To be done: Return each line of the listing below, unchanged, and omit the images.
─── Dataset extract
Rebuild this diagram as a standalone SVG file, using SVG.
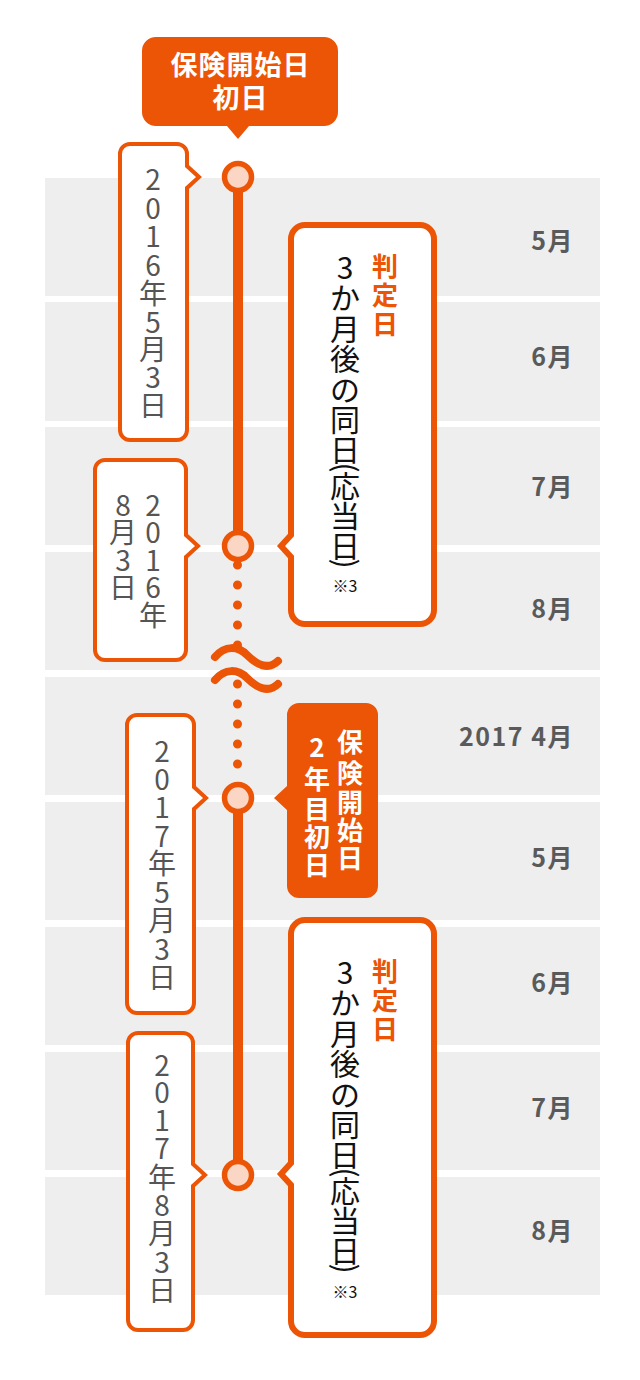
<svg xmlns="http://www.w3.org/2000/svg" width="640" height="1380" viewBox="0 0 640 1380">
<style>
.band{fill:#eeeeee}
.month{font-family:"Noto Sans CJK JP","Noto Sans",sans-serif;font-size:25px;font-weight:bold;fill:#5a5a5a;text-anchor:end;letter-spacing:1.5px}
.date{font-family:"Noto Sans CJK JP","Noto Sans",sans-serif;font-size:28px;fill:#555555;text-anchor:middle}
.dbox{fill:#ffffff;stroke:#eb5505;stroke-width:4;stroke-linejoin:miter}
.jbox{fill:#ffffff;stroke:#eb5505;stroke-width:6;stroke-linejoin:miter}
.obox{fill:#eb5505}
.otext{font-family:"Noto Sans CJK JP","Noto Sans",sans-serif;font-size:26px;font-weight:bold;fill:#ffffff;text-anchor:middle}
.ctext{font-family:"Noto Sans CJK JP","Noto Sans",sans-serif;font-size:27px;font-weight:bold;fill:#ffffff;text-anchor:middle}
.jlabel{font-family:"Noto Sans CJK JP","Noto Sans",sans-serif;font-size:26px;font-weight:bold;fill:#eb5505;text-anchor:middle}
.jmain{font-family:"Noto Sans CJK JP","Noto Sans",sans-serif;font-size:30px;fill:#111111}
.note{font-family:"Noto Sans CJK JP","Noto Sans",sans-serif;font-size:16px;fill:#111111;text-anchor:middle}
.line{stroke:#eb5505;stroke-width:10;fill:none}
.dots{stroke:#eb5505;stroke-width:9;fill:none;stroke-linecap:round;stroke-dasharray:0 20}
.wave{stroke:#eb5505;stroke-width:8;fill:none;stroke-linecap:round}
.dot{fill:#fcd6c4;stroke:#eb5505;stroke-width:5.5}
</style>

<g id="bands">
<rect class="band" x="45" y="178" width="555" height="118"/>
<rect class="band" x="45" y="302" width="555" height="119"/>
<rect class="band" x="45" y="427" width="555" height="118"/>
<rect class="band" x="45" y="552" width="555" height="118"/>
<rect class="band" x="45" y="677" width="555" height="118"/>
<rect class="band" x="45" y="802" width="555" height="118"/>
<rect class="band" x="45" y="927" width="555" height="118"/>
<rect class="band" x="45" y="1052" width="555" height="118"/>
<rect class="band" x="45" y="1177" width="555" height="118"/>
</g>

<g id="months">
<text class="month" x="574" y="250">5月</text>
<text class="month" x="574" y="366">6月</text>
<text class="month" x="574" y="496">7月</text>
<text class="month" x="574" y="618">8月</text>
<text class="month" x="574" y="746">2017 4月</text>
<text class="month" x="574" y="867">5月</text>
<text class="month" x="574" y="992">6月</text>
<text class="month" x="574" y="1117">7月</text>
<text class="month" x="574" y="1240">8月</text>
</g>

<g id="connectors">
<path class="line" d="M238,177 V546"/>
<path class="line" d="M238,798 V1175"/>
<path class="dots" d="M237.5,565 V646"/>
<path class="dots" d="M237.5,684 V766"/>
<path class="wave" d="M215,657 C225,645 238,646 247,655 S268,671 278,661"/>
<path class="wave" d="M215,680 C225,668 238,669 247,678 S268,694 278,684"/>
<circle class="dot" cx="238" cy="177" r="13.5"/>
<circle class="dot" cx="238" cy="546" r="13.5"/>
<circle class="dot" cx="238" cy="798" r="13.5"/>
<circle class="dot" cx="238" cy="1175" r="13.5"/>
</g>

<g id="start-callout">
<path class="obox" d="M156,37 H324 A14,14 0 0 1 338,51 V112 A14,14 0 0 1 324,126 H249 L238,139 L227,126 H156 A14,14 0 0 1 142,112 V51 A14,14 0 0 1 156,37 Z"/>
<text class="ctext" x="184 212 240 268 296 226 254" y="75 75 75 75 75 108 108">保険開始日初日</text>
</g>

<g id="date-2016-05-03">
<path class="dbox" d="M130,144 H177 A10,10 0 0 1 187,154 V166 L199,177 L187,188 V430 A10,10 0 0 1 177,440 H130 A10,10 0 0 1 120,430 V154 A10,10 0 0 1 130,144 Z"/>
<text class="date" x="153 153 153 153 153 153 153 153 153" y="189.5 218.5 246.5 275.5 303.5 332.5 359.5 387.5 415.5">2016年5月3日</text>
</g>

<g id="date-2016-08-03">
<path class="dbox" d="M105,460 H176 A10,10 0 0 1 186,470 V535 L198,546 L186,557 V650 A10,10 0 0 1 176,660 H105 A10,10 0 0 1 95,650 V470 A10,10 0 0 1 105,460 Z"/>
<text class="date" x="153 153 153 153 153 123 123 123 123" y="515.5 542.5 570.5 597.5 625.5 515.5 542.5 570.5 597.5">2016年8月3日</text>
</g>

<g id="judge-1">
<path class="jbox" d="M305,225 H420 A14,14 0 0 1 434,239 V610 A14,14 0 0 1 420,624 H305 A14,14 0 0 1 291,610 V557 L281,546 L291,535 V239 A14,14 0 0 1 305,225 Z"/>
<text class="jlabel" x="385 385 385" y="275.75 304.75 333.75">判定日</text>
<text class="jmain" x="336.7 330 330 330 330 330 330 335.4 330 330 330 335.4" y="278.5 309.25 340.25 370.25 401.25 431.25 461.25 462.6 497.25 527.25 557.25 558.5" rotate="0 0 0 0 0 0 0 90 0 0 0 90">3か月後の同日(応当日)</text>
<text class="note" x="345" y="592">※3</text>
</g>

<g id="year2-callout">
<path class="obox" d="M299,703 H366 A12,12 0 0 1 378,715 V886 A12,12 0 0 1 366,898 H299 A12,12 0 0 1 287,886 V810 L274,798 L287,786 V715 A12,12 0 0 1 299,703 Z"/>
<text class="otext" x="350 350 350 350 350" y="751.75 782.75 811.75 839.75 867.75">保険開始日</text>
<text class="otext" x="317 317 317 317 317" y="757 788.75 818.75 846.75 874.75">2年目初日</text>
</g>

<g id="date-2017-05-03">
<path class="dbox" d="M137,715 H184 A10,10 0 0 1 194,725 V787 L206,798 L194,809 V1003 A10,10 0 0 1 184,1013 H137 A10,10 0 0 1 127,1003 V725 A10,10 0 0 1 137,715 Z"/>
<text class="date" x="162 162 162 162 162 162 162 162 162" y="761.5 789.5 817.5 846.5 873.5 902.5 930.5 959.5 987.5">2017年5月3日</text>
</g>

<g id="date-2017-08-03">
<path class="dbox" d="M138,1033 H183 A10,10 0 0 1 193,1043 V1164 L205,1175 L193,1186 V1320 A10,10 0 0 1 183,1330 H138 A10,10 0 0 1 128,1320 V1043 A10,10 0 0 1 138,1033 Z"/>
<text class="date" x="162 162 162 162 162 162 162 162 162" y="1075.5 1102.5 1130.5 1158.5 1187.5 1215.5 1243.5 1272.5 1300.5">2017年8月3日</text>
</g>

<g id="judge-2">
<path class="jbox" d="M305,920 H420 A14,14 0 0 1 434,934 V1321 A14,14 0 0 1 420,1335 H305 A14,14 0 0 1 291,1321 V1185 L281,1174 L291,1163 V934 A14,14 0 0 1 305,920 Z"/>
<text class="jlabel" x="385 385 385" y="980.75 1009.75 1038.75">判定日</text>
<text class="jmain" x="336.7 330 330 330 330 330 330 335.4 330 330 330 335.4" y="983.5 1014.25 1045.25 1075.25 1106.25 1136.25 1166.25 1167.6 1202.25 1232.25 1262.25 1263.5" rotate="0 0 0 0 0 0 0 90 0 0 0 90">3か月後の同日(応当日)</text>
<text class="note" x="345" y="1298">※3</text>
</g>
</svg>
──────
Answer:
Rebuild this diagram as a standalone SVG file, using SVG.
<svg xmlns="http://www.w3.org/2000/svg" width="640" height="1380" viewBox="0 0 640 1380">
<style>
.band{fill:#eeeeee}
.month{font-family:"Noto Sans CJK JP","Noto Sans",sans-serif;font-size:25px;font-weight:bold;fill:#5a5a5a;text-anchor:end;letter-spacing:1.5px}
.date{font-family:"Noto Sans CJK JP","Noto Sans",sans-serif;font-size:28px;fill:#555555;text-anchor:middle}
.dbox{fill:#ffffff;stroke:#eb5505;stroke-width:4;stroke-linejoin:miter}
.jbox{fill:#ffffff;stroke:#eb5505;stroke-width:6;stroke-linejoin:miter}
.obox{fill:#eb5505}
.otext{font-family:"Noto Sans CJK JP","Noto Sans",sans-serif;font-size:26px;font-weight:bold;fill:#ffffff;text-anchor:middle}
.ctext{font-family:"Noto Sans CJK JP","Noto Sans",sans-serif;font-size:27px;font-weight:bold;fill:#ffffff;text-anchor:middle}
.jlabel{font-family:"Noto Sans CJK JP","Noto Sans",sans-serif;font-size:26px;font-weight:bold;fill:#eb5505;text-anchor:middle}
.jmain{font-family:"Noto Sans CJK JP","Noto Sans",sans-serif;font-size:30px;fill:#111111}
.note{font-family:"Noto Sans CJK JP","Noto Sans",sans-serif;font-size:16px;fill:#111111;text-anchor:middle}
.line{stroke:#eb5505;stroke-width:10;fill:none}
.dots{stroke:#eb5505;stroke-width:9;fill:none;stroke-linecap:round;stroke-dasharray:0 20}
.wave{stroke:#eb5505;stroke-width:8;fill:none;stroke-linecap:round}
.dot{fill:#fcd6c4;stroke:#eb5505;stroke-width:5.5}
</style>

<g id="bands">
<rect class="band" x="45" y="178" width="555" height="118"/>
<rect class="band" x="45" y="302" width="555" height="119"/>
<rect class="band" x="45" y="427" width="555" height="118"/>
<rect class="band" x="45" y="552" width="555" height="118"/>
<rect class="band" x="45" y="677" width="555" height="118"/>
<rect class="band" x="45" y="802" width="555" height="118"/>
<rect class="band" x="45" y="927" width="555" height="118"/>
<rect class="band" x="45" y="1052" width="555" height="118"/>
<rect class="band" x="45" y="1177" width="555" height="118"/>
</g>

<g id="months">
<text class="month" x="574" y="250">5月</text>
<text class="month" x="574" y="366">6月</text>
<text class="month" x="574" y="496">7月</text>
<text class="month" x="574" y="618">8月</text>
<text class="month" x="574" y="746">2017 4月</text>
<text class="month" x="574" y="867">5月</text>
<text class="month" x="574" y="992">6月</text>
<text class="month" x="574" y="1117">7月</text>
<text class="month" x="574" y="1240">8月</text>
</g>

<g id="connectors">
<path class="line" d="M238,177 V546"/>
<path class="line" d="M238,798 V1175"/>
<path class="dots" d="M237.5,565 V646"/>
<path class="dots" d="M237.5,684 V766"/>
<path class="wave" d="M215,657 C225,645 238,646 247,655 S268,671 278,661"/>
<path class="wave" d="M215,680 C225,668 238,669 247,678 S268,694 278,684"/>
<circle class="dot" cx="238" cy="177" r="13.5"/>
<circle class="dot" cx="238" cy="546" r="13.5"/>
<circle class="dot" cx="238" cy="798" r="13.5"/>
<circle class="dot" cx="238" cy="1175" r="13.5"/>
</g>

<g id="start-callout">
<path class="obox" d="M156,37 H324 A14,14 0 0 1 338,51 V112 A14,14 0 0 1 324,126 H249 L238,139 L227,126 H156 A14,14 0 0 1 142,112 V51 A14,14 0 0 1 156,37 Z"/>
<text class="ctext" x="184 212 240 268 296 226 254" y="75 75 75 75 75 108 108">保険開始日初日</text>
</g>

<g id="date-2016-05-03">
<path class="dbox" d="M130,144 H177 A10,10 0 0 1 187,154 V166 L199,177 L187,188 V430 A10,10 0 0 1 177,440 H130 A10,10 0 0 1 120,430 V154 A10,10 0 0 1 130,144 Z"/>
<text class="date" x="153 153 153 153 153 153 153 153 153" y="189.5 218.5 246.5 275.5 303.5 332.5 359.5 387.5 415.5">2016年5月3日</text>
</g>

<g id="date-2016-08-03">
<path class="dbox" d="M105,460 H176 A10,10 0 0 1 186,470 V535 L198,546 L186,557 V650 A10,10 0 0 1 176,660 H105 A10,10 0 0 1 95,650 V470 A10,10 0 0 1 105,460 Z"/>
<text class="date" x="153 153 153 153 153 123 123 123 123" y="515.5 542.5 570.5 597.5 625.5 515.5 542.5 570.5 597.5">2016年8月3日</text>
</g>

<g id="judge-1">
<path class="jbox" d="M305,225 H420 A14,14 0 0 1 434,239 V610 A14,14 0 0 1 420,624 H305 A14,14 0 0 1 291,610 V557 L281,546 L291,535 V239 A14,14 0 0 1 305,225 Z"/>
<text class="jlabel" x="385 385 385" y="275.75 304.75 333.75">判定日</text>
<text class="jmain" x="336.7 330 330 330 330 330 330 335.4 330 330 330 335.4" y="278.5 309.25 340.25 370.25 401.25 431.25 461.25 462.6 497.25 527.25 557.25 558.5" rotate="0 0 0 0 0 0 0 90 0 0 0 90">3か月後の同日(応当日)</text>
<text class="note" x="345" y="592">※3</text>
</g>

<g id="year2-callout">
<path class="obox" d="M299,703 H366 A12,12 0 0 1 378,715 V886 A12,12 0 0 1 366,898 H299 A12,12 0 0 1 287,886 V810 L274,798 L287,786 V715 A12,12 0 0 1 299,703 Z"/>
<text class="otext" x="350 350 350 350 350" y="751.75 782.75 811.75 839.75 867.75">保険開始日</text>
<text class="otext" x="317 317 317 317 317" y="757 788.75 818.75 846.75 874.75">2年目初日</text>
</g>

<g id="date-2017-05-03">
<path class="dbox" d="M137,715 H184 A10,10 0 0 1 194,725 V787 L206,798 L194,809 V1003 A10,10 0 0 1 184,1013 H137 A10,10 0 0 1 127,1003 V725 A10,10 0 0 1 137,715 Z"/>
<text class="date" x="162 162 162 162 162 162 162 162 162" y="761.5 789.5 817.5 846.5 873.5 902.5 930.5 959.5 987.5">2017年5月3日</text>
</g>

<g id="date-2017-08-03">
<path class="dbox" d="M138,1033 H183 A10,10 0 0 1 193,1043 V1164 L205,1175 L193,1186 V1320 A10,10 0 0 1 183,1330 H138 A10,10 0 0 1 128,1320 V1043 A10,10 0 0 1 138,1033 Z"/>
<text class="date" x="162 162 162 162 162 162 162 162 162" y="1075.5 1102.5 1130.5 1158.5 1187.5 1215.5 1243.5 1272.5 1300.5">2017年8月3日</text>
</g>

<g id="judge-2">
<path class="jbox" d="M305,920 H420 A14,14 0 0 1 434,934 V1321 A14,14 0 0 1 420,1335 H305 A14,14 0 0 1 291,1321 V1185 L281,1174 L291,1163 V934 A14,14 0 0 1 305,920 Z"/>
<text class="jlabel" x="385 385 385" y="980.75 1009.75 1038.75">判定日</text>
<text class="jmain" x="336.7 330 330 330 330 330 330 335.4 330 330 330 335.4" y="983.5 1014.25 1045.25 1075.25 1106.25 1136.25 1166.25 1167.6 1202.25 1232.25 1262.25 1263.5" rotate="0 0 0 0 0 0 0 90 0 0 0 90">3か月後の同日(応当日)</text>
<text class="note" x="345" y="1298">※3</text>
</g>
</svg>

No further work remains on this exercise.